Nawet o 16 proc. drożały wczoraj akcje sieci delikatesów. Powód? Informacja o wystawieniu na sprzedaż spółki zależnej Rabat Service. Zdaniem analityków jest ona warta 100 – 150 mln zł.
– To kolejne potwierdzenie trudnej sytuacji Bomi i świadczy o dużym zapotrzebowaniu na gotówkę – uważa Adam Kaptur, analityk Millennium DM. Jego zdaniem Bomi chce w ten sposób pozyskać środki na spłatę części zadłużenia i dalszą restrukturyzację detalu.
Jednak zarządowi może być teraz trudno znaleźć kupca na zajmujący się hurtem Rabat. – Eurocash koncentruje się na konsolidacji aktywów dystrybucyjnych Emperii, a pozostali znaczący gracze, jak Makro, Selgros, są bardziej nastawieni na hurtownie cash & carry – mówi Kamil Szlaga z KBC Securities.

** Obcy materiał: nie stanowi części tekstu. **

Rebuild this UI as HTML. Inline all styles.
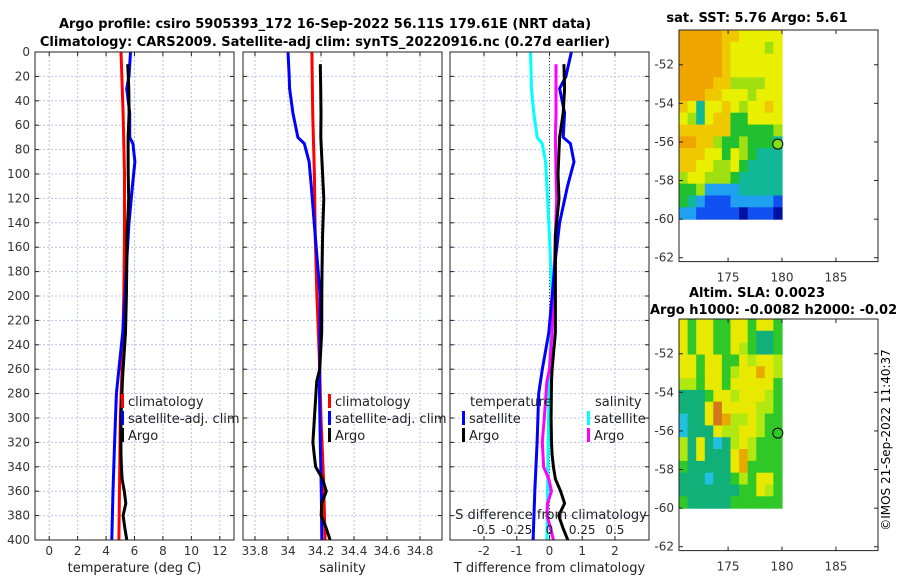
<!DOCTYPE html>
<html><head><meta charset="utf-8"><style>
html,body{margin:0;padding:0;background:#fff;}
svg{display:block;font-family:"DejaVu Sans","Liberation Sans",sans-serif;}
</style></head><body>
<svg id="fig" width="900" height="580" viewBox="0 0 900 580" xmlns="http://www.w3.org/2000/svg">
<text x="325" y="28" text-anchor="middle" font-size="13" font-weight="bold">Argo profile: csiro 5905393_172 16-Sep-2022 56.11S 179.61E (NRT data)</text>
<text x="325" y="46" text-anchor="middle" font-size="13" font-weight="bold">Climatology: CARS2009. Satellite-adj clim: synTS_20220916.nc (0.27d earlier)</text>
<text x="757" y="22" text-anchor="middle" font-size="13" font-weight="bold">sat. SST: 5.76 Argo: 5.61</text>
<text x="757" y="297" text-anchor="middle" font-size="13" font-weight="bold">Altim. SLA: 0.0023</text>
<text x="650" y="314" font-size="13" font-weight="bold">Argo h1000: -0.0082 h2000: -0.02</text>
<text transform="translate(890,440) rotate(-90)" text-anchor="middle" font-size="12">©IMOS 21-Sep-2022 11:40:37</text>
<g id="plots"></g>
</svg>
<script>
// ---- profile data ----
const depthsClim = [0, 50, 100, 150, 200, 250, 300, 350, 400];
const climT = [5.05, 5.2, 5.3, 5.3, 5.25, 5.15, 5.0, 4.95, 4.9];
const climS = [34.145, 34.15, 34.16, 34.165, 34.175, 34.19, 34.2, 34.215, 34.225];
const depthsSat = [0, 20, 30, 50, 70, 75, 90, 110, 140, 170, 200, 230, 260, 280, 320, 360, 400];
const satTdiff = [0.67, 0.5, 0.31, 0.46, 0.42, 0.64, 0.75, 0.55, 0.31, 0.18, 0.08, -0.02, -0.22, -0.33, -0.38, -0.45, -0.5];
const satSdiff = [-0.145, -0.14, -0.138, -0.12, -0.094, -0.056, -0.03, -0.02, -0.005, 0.008, 0.02, 0.01, 0.0, -0.005, -0.01, -0.015, -0.02];
const depthsArgo = [10, 30, 50, 70, 100, 120, 150, 180, 200, 230, 260, 270, 300, 320, 330, 340, 350, 360, 370, 380, 390, 400];
const argoTdiff = [0.44, 0.46, 0.42, 0.31, 0.26, 0.29, 0.18, 0.18, 0.18, 0.18, 0.08, 0.06, 0.05, 0.06, 0.08, 0.12, 0.18, 0.34, 0.46, 0.28, 0.41, 0.56];
const argoSdiff = [0.05, 0.05, 0.05, 0.045, 0.05, 0.055, 0.045, 0.035, 0.03, 0.02, 0.0, -0.02, -0.04, -0.055, -0.05, -0.045, -0.005, 0.015, -0.015, -0.02, 0.008, 0.03];
const depthTicks = [0,20,40,60,80,100,120,140,160,180,200,220,240,260,280,300,320,340,360,380,400];
const tTicks = [0,2,4,6,8,10,12];
const sTicks = [33.8,34,34.2,34.4,34.6,34.8];
const dTTicks = [-2,-1,0,1,2];
const dSTicks = [-0.5,-0.25,0,0.25,0.5];
const dSTickLabels = ['-0.5','-0.25','0','0.25','0.5'];
// ---- map data (12 cols x 16 rows) ----
const sstGrid = [
[7,7,7,7,6.8,6.5,6.3,6,6,6,6,6],
[7,7,7,7,6.8,6.5,6.2,6,6,6,5.5,6],
[7,7,7,7,7,6.5,6.2,6,6,6,6,6],
[7,7,7,7,6.8,6.5,6.2,5.8,6,6,6,6],
[7,7,7,6.8,6.5,6.3,5.5,5.3,5.3,5.5,6,6],
[7,7,7,6.5,6.3,6,5.8,6,5.5,6,6,6],
[6.3,5.8,4.5,6,6.2,6.3,6,5.7,6,6,6.5,6],
[5.8,5.3,4.5,5.8,6.5,6.3,5,5,5.8,6,6,6],
[6.5,6.5,6.3,6.5,6.3,6.3,5,5,5,5.2,5.2,5.3],
[6.8,6.8,6.5,6.3,5.3,5,5.2,5.3,5,4.8,4.8,4.7],
[6.5,6.3,6.3,6,5.8,5.2,5.8,5.5,4.8,4.7,4.7,4.6],
[6.3,6.3,6,6,5.5,5.5,5.8,4.8,4.7,4.7,4.7,4.6],
[5.5,6,5.8,5.3,5.3,5.3,5,4.7,4.7,4.6,4.6,4.6],
[5,5.2,5.5,4.3,4.2,4.3,4.3,4.4,4.5,4.6,4.6,4.5],
[4.8,4.5,4.2,4,4,4,4.2,4.2,4.2,4.3,4.3,3.5],
[4.3,4.1,3.8,3.8,3.8,3.5,3.5,3.3,3.5,3.8,3.8,3.0]];
const slaGrid = [
[0.05,0,0.05,0.05,0,0,0.05,0.05,0,0.05,0.05,0.02],
[0.05,0,0.05,0.05,0,-0.01,0.05,0.05,0,-0.05,-0.05,0],
[0.05,0,0.06,0.05,0,0,0.05,0.04,0,-0.06,-0.04,0],
[0.05,0.05,0,0.05,0.05,0,0,0.05,0.04,0.08,0.06,0.03],
[0.05,0.05,0,0.05,0.07,0,0.04,0.05,0.06,0.1,0.06,0.03],
[0.04,0.04,0.02,0.05,0.06,0.02,0.05,0.05,0.05,0.06,0.05,0.02],
[-0.04,-0.03,-0.02,0.02,0.05,0.05,0.04,0.05,0.05,0.05,0.04,0.02],
[-0.05,-0.05,-0.02,0.08,0.13,0.08,0.05,0.05,0.05,0.04,0.04,0],
[-0.07,-0.05,-0.03,0.05,0.14,0.1,0.04,0.04,0.05,0.04,0.02,0],
[-0.08,-0.06,-0.05,-0.02,0.05,0.04,0.03,0.06,0.05,0.03,0,0],
[0.04,-0.04,0.07,-0.04,-0.08,-0.03,0.03,0.05,0.04,0,0,0],
[0.04,-0.03,0.05,-0.03,-0.06,-0.02,0.05,0.09,0.03,0,0,0],
[0,-0.02,-0.04,-0.05,-0.04,-0.02,0.06,0.09,0,0,0,0],
[-0.02,-0.04,-0.05,-0.07,-0.06,-0.02,0,0.03,0,0.06,0.05,0],
[-0.03,-0.04,-0.05,-0.06,-0.05,-0.03,-0.02,0,0,0.05,0.04,0],
[0,-0.02,-0.03,-0.03,-0.03,-0.02,-0.01,0,-0.01,0,0,0]];
const floatLon = 179.61;
const floatLat = -56.11;
const latTicks = [-52,-54,-56,-58,-60,-62];
const lonTicks = [175,180,185];

const NS='http://www.w3.org/2000/svg';
const root=document.getElementById('plots');
function el(tag,attrs,parent){const e=document.createElementNS(NS,tag);for(const k in attrs)e.setAttribute(k,attrs[k]);(parent||root).appendChild(e);return e;}
function txt(s,attrs,parent){const e=el('text',attrs,parent);e.textContent=s;return e;}
function interp(dx,dv,d){for(let i=0;i<dx.length-1;i++){if(d>=dx[i]&&d<=dx[i+1]){const f=(d-dx[i])/(dx[i+1]-dx[i]);return dv[i]+f*(dv[i+1]-dv[i]);}}return d<dx[0]?dv[0]:dv[dv.length-1];}

const TOP=52,BOT=540;
const yD=d=>TOP+d/400*(BOT-TOP);
const panels=[
 {name:'temperature',x0:35,x1:234,min:-1,max:13},
 {name:'salinity',x0:243,x1:442,min:33.7273,max:34.9333},
 {name:'difference',x0:450,x1:649,min:-3.04,max:3.04}];
function xS(p,v){return p.x0+(v-p.min)/(p.max-p.min)*(p.x1-p.x0);}
const xDS=v=>549.5+v*130.8; // salinity diff axis

function frame(p,ticks,labels,xlabel){
  const g=el('g',{});
  
  
  el('rect',{x:p.x0,y:TOP,width:p.x1-p.x0,height:BOT-TOP,fill:'#fff'},g);
  depthTicks.forEach(d=>{const l=el('line',{x1:p.x0,x2:p.x1,y1:yD(d),y2:yD(d),stroke:'#b9c3ea','stroke-dasharray':'2,2','stroke-width':1},g);
    });
  ticks.forEach((t,i)=>{const x=xS(p,t);
    const l=el('line',{x1:x,x2:x,y1:TOP,y2:BOT,stroke:'#b9c3ea','stroke-dasharray':'2,2','stroke-width':1},g);
    
    el('line',{x1:x,x2:x,y1:BOT,y2:BOT-4,stroke:'#222'},g);el('line',{x1:x,x2:x,y1:TOP,y2:TOP+4,stroke:'#222'},g);
    const tl=txt(labels[i],{x:x,y:555,'text-anchor':'middle','font-size':12,fill:'#333'},g);
    });
  depthTicks.forEach(d=>{el('line',{x1:p.x0,x2:p.x0+4,y1:yD(d),y2:yD(d),stroke:'#222'},g);el('line',{x1:p.x1,x2:p.x1-4,y1:yD(d),y2:yD(d),stroke:'#222'},g);});
  const xl=txt(xlabel,{x:(p.x0+p.x1)/2,y:572,'text-anchor':'middle','font-size':13,fill:'#222'},g);
  
  return g;
}
function line(g,pts,color,name){
  const pl=el('polyline',{points:pts.map(p=>p[0].toFixed(1)+','+p[1].toFixed(1)).join(' '),fill:'none',stroke:color,'stroke-width':3,'stroke-linejoin':'round'},g);
  
}
function box(p,g){el('rect',{x:p.x0,y:TOP,width:p.x1-p.x0,height:BOT-TOP,fill:'none',stroke:'#222','stroke-width':1},g);}
function legend(g,x,y,items){
  items.forEach((it,i)=>{const yy=y+i*17;
    const r=el('rect',{x:x,y:yy-12,width:3,height:14,fill:it[1]},g);
    
    const t=txt(it[0],{x:x+7,y:yy,'font-size':13,fill:'#222'},g);
    });
}

// Panel 1
const p1=panels[0];
const g1=frame(p1,tTicks,tTicks.map(String),'temperature (deg C)');
depthTicks.forEach(d=>{const t=txt(String(d),{x:p1.x0-5,y:yD(d)+4,'text-anchor':'end','font-size':12,fill:'#333'},g1);
  });
line(g1,depthsClim.map((d,i)=>[xS(p1,climT[i]),yD(d)]),'#f00','climatology-temperature-line');
line(g1,depthsSat.map((d,i)=>[xS(p1,interp(depthsClim,climT,d)+satTdiff[i]),yD(d)]),'#00f','satellite-temperature-line');
line(g1,depthsArgo.map((d,i)=>[xS(p1,interp(depthsClim,climT,d)+argoTdiff[i]),yD(d)]),'#000','argo-temperature-line');
box(p1,g1);
legend(g1,121,406,[['climatology','#f00'],['satellite-adj. clim','#00f'],['Argo','#000']]);

// Panel 2
const p2=panels[1];
const g2=frame(p2,sTicks,sTicks.map(String),'salinity');
line(g2,depthsClim.map((d,i)=>[xS(p2,climS[i]),yD(d)]),'#f00','climatology-salinity-line');
line(g2,depthsSat.map((d,i)=>[xS(p2,interp(depthsClim,climS,d)+satSdiff[i]),yD(d)]),'#00f','satellite-salinity-line');
line(g2,depthsArgo.map((d,i)=>[xS(p2,interp(depthsClim,climS,d)+argoSdiff[i]),yD(d)]),'#000','argo-salinity-line');
box(p2,g2);
legend(g2,328,406,[['climatology','#f00'],['satellite-adj. clim','#00f'],['Argo','#000']]);

// Panel 3
const p3=panels[2];
const g3=frame(p3,dTTicks,dTTicks.map(String),'T difference from climatology');
el('line',{x1:xS(p3,0),x2:xS(p3,0),y1:TOP,y2:BOT,stroke:'#444','stroke-dasharray':'1,2'},g3);
line(g3,depthsSat.map((d,i)=>[xDS(satSdiff[i]),yD(d)]),'#0ff','satellite-salinity-diff-line');
line(g3,depthsArgo.map((d,i)=>[xDS(argoSdiff[i]),yD(d)]),'#f0f','argo-salinity-diff-line');
line(g3,depthsSat.map((d,i)=>[xS(p3,satTdiff[i]),yD(d)]),'#00f','satellite-temperature-diff-line');
line(g3,depthsArgo.map((d,i)=>[xS(p3,argoTdiff[i]),yD(d)]),'#000','argo-temperature-diff-line');
box(p3,g3);
let t3=txt('temperature',{x:470,y:406,'font-size':13,fill:'#222'},g3);

legend(g3,462,423,[['satellite','#00f'],['Argo','#000']]);
t3=txt('salinity',{x:595,y:406,'font-size':13,fill:'#222'},g3);

legend(g3,587,423,[['satellite','#0ff'],['Argo','#f0f']]);
t3=txt('S difference from climatology',{x:551,y:519,'text-anchor':'middle','font-size':13,fill:'#222'},g3);

dSTicks.forEach((v,i)=>{const t=txt(dSTickLabels[i],{x:xDS(v),y:534,'text-anchor':'middle','font-size':12,fill:'#222'},g3);
  });

// ---- maps ----
function sstColor(v){const stops=[[3,'#0010a0'],[3.8,'#1050f0'],[4.2,'#20a0f0'],[4.5,'#10b898'],[5,'#20c030'],[5.5,'#a0e010'],[6,'#e8f000'],[6.5,'#f0c800'],[7,'#f0a400']];return pick(stops,v);}
function slaColor(v){const stops=[[-0.08,'#20c0e0'],[-0.04,'#10b078'],[0,'#30c828'],[0.04,'#b0e810'],[0.06,'#e8e800'],[0.1,'#e8a800'],[0.14,'#d07818']];return pick(stops,v);}
function pick(stops,v){let best=stops[0];stops.forEach(s=>{if(Math.abs(s[0]-v)<Math.abs(best[0]-v))best=s;});return best[1];}
function drawMap(name,top,grid,colorFn,markFill){
  const g=el('g',{});
  
  
  const X0=679,X1=878,lon0=170.45,lon1=188.9;
  const yL=lat=>top+(-50.2-lat)*19.3;
  const xL=lon=>X0+(lon-lon0)/(lon1-lon0)*(X1-X0);
  const rows=grid.length,cols=grid[0].length;
  const la0=-50.2,la1=-60,lo0=lon0,lo1=180;
  for(let r=0;r<rows;r++)for(let c=0;c<cols;c++){
    const xa=xL(lo0+(lo1-lo0)*c/cols),xb=xL(lo0+(lo1-lo0)*(c+1)/cols);
    const ya=yL(la0+(la1-la0)*r/rows),yb=yL(la0+(la1-la0)*(r+1)/rows);
    const cell=el('rect',{x:xa.toFixed(1),y:ya.toFixed(1),width:(xb-xa+0.6).toFixed(1),height:(yb-ya+0.6).toFixed(1),fill:colorFn(grid[r][c])},g);
    
    
  }
  const bottom=yL(-62.2);
  el('rect',{x:X0,y:top,width:X1-X0,height:bottom-top,fill:'none',stroke:'#222'},g);
  latTicks.forEach(l=>{const y=yL(l);el('line',{x1:X0,x2:X0+4,y1:y,y2:y,stroke:'#222'},g);el('line',{x1:X1,x2:X1-4,y1:y,y2:y,stroke:'#222'},g);
    const t=txt(String(l),{x:X0-5,y:y+4,'text-anchor':'end','font-size':12,fill:'#333'},g);
    });
  lonTicks.forEach(l=>{const x=xL(l);el('line',{x1:x,x2:x,y1:bottom,y2:bottom-4,stroke:'#222'},g);el('line',{x1:x,x2:x,y1:top,y2:top+4,stroke:'#222'},g);
    const t=txt(String(l),{x:x,y:bottom+20,'text-anchor':'middle','font-size':12,fill:'#333'},g);
    });
  const m=el('circle',{cx:xL(floatLon),cy:yL(floatLat),r:5,fill:markFill,stroke:'#000','stroke-width':1},g);
  
  
}
drawMap('sst-map',30,sstGrid,sstColor,'#80e020');
drawMap('sla-map',319,slaGrid,slaColor,'#30c828');
</script>
</body></html>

Po trzech kwartałach 2011 r. grupa Bomi była 5,5 mln zł na minusie. Kiepskie wyniki przekładają się na niską wycenę spółki na GPW. W ciągu ostatnich trzech miesięcy jej kapitalizacja spadła o 41 proc. Wczoraj właściciela zmieniło ponad 329 tys. akcji. Obrót przekroczył 0,8 mln zł.